Danny pitched the blues museum idea, and they seemed to like it. In the end they agreed that Danny would be Led Zeppelin’s publicist for their 1973 tour of America. Danny attended every show of the tour, riding with the band on their private jet, Starship One, and helped with the media frenzy when Led Zeppelin’s hotel safe deposit box was robbed of $180,000 in New York. When the tour was over, Peter Grant hired Danny to be Led Zeppelin’s full-time publicist, working out of the band’s Manhattan office on Madison Avenue.

Two years later, Led Zeppelin’s 1975 North American tour was looming, and Danny was on the phone to me. “Hey, man, how are you? Do you have a minute? Do you want to come on the road with Led Zeppelin? You do? That’s great! Can you get a magazine assignment? You think you can? Terrific. I only need a letter from your editor. Let me know. I’ll save you a seat on the Starship. Gotta go. God bless you—good-bye.”

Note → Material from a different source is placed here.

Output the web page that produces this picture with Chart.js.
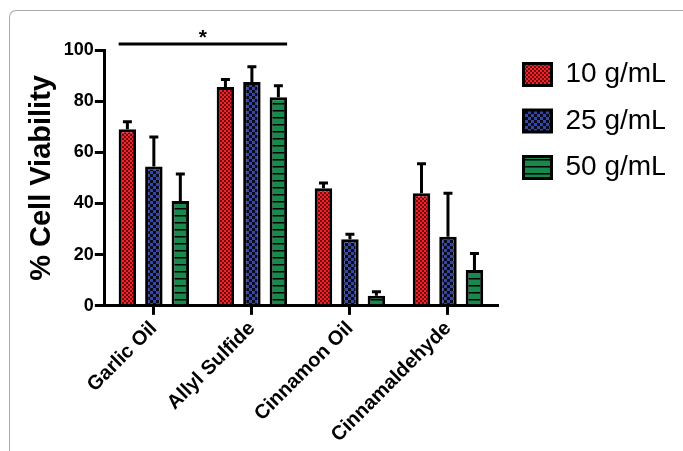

CHAPTER 4 Vision of the Future

Ihad first heard about Led Zeppelin seven years earlier, in the autumn of 1968. I was a university student and the editor of the college newspaper. I knew a guy named Don Law, who had graduated the previous June and was now the manager of the Boston Tea Party, the city’s rock venue and electric ballroom. (Don’s father, also named Don Law, had produced all the recordings of blues legend Robert Johnson in the 1930s.) One day I heard that a new band from England, the Jeff Beck Group, was playing the Tea Party, so I called Don Law and arranged for press tickets for me and our paper’s star photographer, Peter Simon.

When we got to the Tea Party, housed in a former temple in Boston’s South End, Don ushered us into the dressing room to meet the band. I was excited because I was a massive fan of the rip-roaring Yardbirds, whose raving, improvised elaborations on the R&B format had revolutionized rock & roll and propelled it into what was being called hard rock. Jeff Beck had replaced original Yardbirds guitarist Eric Clapton a couple years earlier and had now left to go on his own with a new band.